[Entries from a dataset]

=-=-=

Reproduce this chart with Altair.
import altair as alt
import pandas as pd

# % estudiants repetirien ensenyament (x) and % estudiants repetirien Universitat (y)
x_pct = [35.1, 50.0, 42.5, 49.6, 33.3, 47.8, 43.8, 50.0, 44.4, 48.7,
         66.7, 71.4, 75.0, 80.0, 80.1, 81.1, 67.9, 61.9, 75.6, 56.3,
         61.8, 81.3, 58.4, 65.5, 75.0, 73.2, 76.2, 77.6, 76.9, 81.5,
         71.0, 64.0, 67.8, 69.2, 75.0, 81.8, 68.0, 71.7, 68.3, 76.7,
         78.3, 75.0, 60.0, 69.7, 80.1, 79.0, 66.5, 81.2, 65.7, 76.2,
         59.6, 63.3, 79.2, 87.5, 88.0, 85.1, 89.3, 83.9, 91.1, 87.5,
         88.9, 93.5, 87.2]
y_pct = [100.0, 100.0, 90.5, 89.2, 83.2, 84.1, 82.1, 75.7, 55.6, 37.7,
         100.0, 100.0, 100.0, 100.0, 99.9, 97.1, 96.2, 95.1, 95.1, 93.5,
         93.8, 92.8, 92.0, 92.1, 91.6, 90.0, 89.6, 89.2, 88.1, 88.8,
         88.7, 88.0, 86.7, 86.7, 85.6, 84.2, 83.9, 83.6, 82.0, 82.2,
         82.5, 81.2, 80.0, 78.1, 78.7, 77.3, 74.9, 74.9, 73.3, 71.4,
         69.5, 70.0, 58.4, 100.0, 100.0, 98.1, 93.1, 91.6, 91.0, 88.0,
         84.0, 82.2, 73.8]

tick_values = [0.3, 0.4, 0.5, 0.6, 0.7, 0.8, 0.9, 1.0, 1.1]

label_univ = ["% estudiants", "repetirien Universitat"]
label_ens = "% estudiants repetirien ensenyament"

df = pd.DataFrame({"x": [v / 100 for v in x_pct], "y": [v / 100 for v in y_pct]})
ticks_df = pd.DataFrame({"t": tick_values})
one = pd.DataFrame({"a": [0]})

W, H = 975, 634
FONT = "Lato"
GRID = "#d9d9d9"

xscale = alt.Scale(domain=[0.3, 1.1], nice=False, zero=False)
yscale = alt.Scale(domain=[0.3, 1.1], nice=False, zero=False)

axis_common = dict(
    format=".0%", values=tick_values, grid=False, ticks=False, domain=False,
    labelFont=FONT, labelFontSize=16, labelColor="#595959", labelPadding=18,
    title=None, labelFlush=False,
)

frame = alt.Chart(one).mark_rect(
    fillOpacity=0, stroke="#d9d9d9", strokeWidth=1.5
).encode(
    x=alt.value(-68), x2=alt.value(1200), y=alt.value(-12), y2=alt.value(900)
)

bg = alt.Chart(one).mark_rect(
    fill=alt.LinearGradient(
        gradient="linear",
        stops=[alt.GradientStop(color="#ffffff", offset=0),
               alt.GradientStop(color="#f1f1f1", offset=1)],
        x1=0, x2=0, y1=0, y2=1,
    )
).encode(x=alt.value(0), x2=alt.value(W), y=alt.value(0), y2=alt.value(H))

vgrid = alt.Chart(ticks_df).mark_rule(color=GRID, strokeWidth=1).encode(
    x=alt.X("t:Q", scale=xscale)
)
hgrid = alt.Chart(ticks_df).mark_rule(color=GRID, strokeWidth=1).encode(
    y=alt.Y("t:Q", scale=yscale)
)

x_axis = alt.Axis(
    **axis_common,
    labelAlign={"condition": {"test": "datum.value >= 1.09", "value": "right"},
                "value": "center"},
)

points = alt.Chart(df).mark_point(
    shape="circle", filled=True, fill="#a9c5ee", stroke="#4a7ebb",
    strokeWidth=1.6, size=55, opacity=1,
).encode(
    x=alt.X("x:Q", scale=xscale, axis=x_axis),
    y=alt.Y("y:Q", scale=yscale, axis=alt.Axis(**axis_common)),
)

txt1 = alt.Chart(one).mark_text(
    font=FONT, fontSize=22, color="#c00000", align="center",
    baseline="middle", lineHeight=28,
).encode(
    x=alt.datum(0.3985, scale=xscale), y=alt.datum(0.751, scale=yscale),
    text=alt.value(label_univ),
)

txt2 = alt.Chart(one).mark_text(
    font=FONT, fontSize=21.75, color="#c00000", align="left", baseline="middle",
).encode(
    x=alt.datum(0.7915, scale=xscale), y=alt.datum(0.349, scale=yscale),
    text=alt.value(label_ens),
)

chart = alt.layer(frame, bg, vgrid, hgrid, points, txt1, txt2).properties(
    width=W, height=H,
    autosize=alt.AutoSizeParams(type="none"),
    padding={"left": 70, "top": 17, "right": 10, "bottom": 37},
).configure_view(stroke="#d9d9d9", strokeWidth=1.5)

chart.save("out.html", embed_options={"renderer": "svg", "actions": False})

=-=-=

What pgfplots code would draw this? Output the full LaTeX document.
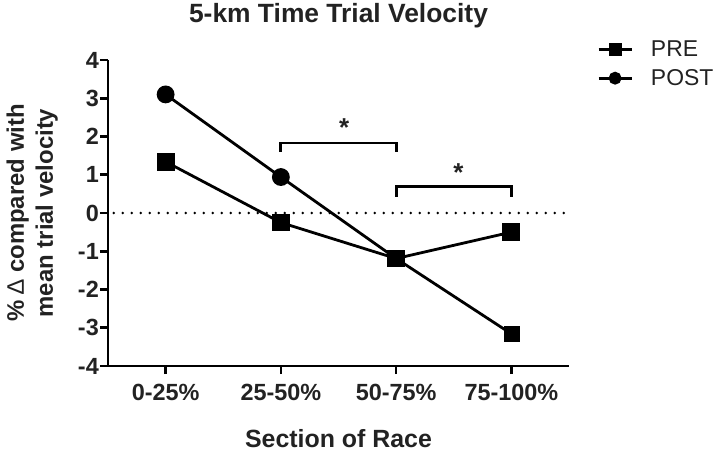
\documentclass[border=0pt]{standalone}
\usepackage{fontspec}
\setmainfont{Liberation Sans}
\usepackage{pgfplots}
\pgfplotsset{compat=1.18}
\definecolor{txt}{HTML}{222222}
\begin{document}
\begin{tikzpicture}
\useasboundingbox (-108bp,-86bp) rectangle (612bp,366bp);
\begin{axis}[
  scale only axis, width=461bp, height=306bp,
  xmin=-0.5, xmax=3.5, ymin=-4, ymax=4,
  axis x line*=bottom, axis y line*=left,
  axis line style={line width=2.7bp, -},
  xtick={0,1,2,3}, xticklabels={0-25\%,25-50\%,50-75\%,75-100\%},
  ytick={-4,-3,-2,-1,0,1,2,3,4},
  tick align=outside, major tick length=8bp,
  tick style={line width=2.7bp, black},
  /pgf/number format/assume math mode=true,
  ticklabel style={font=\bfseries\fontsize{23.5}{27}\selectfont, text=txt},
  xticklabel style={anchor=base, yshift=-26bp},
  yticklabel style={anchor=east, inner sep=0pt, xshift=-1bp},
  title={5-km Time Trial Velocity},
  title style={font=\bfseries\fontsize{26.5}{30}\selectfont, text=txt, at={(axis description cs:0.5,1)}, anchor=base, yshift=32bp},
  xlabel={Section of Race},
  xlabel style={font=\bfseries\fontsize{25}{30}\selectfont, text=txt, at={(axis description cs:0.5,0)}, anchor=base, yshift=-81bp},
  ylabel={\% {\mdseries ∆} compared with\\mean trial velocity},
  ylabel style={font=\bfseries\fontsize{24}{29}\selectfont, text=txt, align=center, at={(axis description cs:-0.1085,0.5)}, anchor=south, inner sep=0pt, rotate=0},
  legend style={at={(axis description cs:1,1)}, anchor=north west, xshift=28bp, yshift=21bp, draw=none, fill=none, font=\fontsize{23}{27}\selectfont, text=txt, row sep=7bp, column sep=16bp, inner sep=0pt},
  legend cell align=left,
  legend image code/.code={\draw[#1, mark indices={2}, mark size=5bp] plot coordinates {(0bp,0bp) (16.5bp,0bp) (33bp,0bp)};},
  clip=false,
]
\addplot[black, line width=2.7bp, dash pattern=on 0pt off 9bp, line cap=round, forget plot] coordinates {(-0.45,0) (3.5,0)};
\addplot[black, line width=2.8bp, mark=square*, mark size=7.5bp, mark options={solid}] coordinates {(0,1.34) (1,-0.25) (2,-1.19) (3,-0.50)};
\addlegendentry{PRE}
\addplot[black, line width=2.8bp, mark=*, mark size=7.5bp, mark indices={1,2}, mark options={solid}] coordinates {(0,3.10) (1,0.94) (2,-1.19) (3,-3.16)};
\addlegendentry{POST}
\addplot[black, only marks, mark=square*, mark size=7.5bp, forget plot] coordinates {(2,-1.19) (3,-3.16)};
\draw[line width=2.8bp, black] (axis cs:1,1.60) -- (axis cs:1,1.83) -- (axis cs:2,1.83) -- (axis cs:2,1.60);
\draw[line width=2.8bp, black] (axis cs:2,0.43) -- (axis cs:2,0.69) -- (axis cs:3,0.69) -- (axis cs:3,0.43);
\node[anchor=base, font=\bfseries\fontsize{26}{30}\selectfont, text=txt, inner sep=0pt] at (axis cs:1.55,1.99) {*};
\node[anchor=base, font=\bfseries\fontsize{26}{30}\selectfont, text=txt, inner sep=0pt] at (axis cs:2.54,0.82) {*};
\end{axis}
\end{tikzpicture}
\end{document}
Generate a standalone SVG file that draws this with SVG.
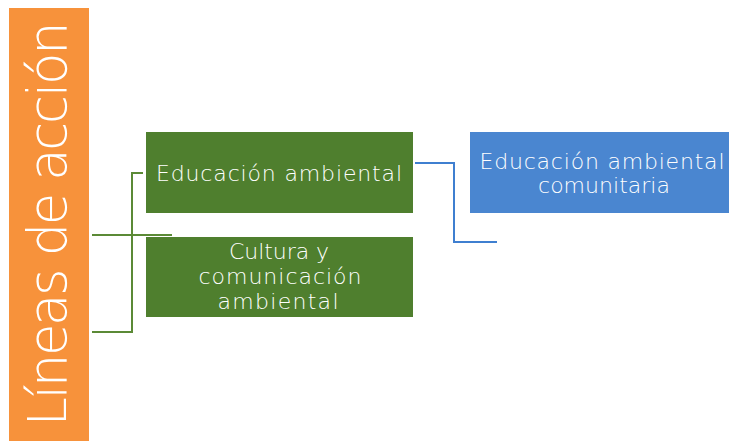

=-=-=

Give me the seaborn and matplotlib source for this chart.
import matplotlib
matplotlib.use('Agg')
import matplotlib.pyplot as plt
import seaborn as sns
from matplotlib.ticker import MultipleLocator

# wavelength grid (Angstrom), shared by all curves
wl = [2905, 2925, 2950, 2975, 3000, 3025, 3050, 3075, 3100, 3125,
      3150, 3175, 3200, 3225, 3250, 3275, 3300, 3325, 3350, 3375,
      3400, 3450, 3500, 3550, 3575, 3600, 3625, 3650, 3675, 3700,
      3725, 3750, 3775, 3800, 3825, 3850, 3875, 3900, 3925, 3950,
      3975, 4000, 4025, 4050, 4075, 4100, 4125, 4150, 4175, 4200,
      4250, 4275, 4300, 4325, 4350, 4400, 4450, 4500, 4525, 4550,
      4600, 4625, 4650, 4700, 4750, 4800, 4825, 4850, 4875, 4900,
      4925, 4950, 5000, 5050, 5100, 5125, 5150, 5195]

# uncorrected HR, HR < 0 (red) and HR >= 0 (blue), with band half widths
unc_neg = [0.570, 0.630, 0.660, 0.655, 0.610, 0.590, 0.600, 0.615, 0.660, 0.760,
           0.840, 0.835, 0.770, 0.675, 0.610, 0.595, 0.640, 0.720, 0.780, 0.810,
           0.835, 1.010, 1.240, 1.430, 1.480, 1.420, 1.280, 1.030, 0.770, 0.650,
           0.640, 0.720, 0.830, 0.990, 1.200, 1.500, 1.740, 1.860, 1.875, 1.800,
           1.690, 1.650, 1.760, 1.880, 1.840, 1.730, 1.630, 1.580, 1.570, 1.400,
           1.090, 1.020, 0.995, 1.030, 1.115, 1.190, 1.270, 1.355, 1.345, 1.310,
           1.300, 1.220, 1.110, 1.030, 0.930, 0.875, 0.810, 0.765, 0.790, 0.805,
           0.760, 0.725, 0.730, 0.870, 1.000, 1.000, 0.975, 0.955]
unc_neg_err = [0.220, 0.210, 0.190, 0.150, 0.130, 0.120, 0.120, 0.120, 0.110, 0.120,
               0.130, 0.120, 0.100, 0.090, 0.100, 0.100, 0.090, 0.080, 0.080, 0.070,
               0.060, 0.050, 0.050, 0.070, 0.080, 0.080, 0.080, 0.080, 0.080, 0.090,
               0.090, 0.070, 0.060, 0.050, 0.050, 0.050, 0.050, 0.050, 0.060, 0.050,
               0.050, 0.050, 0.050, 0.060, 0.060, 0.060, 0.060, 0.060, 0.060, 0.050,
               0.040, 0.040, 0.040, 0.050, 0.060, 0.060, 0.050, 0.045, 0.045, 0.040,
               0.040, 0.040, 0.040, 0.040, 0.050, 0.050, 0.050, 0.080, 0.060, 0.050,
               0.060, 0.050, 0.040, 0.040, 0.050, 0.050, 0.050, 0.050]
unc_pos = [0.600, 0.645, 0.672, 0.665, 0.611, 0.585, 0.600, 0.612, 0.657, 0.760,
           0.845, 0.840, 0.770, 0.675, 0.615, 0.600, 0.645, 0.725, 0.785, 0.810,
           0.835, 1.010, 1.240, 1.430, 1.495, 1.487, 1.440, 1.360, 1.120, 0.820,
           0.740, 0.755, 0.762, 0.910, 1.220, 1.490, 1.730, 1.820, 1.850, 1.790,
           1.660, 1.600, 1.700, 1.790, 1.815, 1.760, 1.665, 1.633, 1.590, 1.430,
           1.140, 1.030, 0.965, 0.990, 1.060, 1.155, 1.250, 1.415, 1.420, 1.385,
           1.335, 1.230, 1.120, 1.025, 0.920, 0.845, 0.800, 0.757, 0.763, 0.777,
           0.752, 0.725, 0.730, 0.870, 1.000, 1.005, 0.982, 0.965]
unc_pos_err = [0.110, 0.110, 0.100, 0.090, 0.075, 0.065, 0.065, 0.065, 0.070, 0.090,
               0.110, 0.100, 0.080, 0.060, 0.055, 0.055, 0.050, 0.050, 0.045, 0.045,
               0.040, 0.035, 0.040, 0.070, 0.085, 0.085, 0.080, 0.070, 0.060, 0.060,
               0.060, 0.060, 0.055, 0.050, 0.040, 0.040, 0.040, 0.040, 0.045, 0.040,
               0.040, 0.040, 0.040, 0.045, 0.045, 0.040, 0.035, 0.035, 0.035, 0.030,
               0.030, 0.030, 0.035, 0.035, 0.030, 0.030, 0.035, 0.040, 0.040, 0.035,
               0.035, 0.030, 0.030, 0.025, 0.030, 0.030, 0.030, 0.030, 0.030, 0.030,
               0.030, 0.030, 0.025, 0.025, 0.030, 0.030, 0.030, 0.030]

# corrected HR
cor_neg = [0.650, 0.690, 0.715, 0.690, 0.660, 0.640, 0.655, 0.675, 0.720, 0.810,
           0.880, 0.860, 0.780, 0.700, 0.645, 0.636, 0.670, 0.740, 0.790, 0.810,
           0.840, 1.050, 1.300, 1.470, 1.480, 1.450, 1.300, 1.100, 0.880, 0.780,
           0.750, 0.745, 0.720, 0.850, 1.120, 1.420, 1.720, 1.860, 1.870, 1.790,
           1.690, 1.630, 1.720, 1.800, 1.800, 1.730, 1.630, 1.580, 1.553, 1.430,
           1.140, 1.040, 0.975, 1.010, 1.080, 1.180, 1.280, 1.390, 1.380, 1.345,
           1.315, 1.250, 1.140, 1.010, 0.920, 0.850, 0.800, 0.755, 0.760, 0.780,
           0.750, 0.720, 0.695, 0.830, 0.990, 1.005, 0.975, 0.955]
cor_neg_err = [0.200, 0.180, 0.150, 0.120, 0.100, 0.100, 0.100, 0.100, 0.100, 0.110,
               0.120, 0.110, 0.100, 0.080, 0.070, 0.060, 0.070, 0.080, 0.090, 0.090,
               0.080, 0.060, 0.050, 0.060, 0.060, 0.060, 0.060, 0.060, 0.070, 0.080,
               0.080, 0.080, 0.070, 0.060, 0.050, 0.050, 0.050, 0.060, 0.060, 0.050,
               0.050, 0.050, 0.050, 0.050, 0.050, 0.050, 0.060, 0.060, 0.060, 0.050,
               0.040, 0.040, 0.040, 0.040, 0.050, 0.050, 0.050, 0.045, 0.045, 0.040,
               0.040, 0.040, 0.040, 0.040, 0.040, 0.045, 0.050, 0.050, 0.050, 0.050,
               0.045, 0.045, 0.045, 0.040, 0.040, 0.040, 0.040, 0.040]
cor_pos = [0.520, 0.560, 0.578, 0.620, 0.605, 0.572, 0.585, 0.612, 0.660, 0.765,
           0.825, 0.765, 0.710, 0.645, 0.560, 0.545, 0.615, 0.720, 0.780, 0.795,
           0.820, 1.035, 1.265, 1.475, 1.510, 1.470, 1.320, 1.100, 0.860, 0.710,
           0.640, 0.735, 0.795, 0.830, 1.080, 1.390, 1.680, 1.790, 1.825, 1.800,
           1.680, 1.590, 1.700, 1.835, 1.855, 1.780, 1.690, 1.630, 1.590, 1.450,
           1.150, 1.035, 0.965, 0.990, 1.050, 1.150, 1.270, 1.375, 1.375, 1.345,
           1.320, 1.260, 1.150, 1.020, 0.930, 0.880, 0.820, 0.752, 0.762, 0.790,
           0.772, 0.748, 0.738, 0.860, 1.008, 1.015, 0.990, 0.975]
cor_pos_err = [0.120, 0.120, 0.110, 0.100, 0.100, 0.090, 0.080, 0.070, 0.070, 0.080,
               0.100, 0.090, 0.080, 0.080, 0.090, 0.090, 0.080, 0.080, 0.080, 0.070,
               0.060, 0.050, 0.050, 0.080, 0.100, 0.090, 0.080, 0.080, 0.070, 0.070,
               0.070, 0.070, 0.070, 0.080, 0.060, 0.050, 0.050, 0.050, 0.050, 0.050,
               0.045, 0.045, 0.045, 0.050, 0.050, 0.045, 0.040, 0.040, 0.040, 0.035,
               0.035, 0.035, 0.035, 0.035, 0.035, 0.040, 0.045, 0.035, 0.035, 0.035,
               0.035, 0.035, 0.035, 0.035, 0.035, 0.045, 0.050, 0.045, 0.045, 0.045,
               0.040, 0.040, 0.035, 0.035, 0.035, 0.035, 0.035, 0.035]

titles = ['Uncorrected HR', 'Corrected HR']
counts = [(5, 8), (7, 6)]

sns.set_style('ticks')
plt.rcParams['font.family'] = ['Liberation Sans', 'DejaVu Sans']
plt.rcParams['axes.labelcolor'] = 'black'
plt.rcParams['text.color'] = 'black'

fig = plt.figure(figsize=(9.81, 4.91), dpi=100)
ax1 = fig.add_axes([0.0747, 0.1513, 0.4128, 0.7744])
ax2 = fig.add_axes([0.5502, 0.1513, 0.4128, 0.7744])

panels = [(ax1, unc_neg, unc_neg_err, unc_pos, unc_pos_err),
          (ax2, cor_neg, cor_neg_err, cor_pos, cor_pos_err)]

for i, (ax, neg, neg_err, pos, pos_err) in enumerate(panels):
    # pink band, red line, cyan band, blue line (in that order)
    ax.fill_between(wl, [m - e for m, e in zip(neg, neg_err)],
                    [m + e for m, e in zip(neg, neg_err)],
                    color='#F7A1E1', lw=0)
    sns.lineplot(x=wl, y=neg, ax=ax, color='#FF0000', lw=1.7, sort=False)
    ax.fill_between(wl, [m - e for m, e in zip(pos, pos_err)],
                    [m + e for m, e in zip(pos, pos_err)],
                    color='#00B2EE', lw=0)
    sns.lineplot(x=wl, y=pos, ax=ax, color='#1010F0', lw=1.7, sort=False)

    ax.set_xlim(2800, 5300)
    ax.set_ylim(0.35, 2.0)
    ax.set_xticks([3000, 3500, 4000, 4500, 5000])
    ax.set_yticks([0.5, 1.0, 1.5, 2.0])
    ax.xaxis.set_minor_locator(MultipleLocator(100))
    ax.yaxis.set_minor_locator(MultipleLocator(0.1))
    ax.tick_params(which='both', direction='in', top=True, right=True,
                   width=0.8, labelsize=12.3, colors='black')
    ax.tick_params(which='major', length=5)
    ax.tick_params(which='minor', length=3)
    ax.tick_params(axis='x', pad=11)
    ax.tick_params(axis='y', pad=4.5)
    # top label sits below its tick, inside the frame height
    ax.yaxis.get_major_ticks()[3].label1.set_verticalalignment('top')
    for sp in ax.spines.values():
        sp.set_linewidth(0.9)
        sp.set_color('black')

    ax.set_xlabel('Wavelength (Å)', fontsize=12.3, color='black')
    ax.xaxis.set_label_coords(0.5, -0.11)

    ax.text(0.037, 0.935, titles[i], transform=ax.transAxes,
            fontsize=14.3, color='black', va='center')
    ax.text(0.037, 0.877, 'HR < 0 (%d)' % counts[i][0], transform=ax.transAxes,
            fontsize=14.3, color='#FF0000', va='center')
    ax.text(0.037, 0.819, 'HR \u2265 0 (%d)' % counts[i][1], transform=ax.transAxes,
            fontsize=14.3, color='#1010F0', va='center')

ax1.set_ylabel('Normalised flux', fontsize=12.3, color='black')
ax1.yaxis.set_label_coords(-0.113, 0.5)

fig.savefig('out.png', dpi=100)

=-=-=

(WRITTEN TASK) Each line from the line containing "Reproduce this chart with Altair." through the line containing "import pandas as pd" is to be transcribed exactly, and no other line.

(TASK RESULT)
Reproduce this chart with Altair.
import altair as alt
import pandas as pd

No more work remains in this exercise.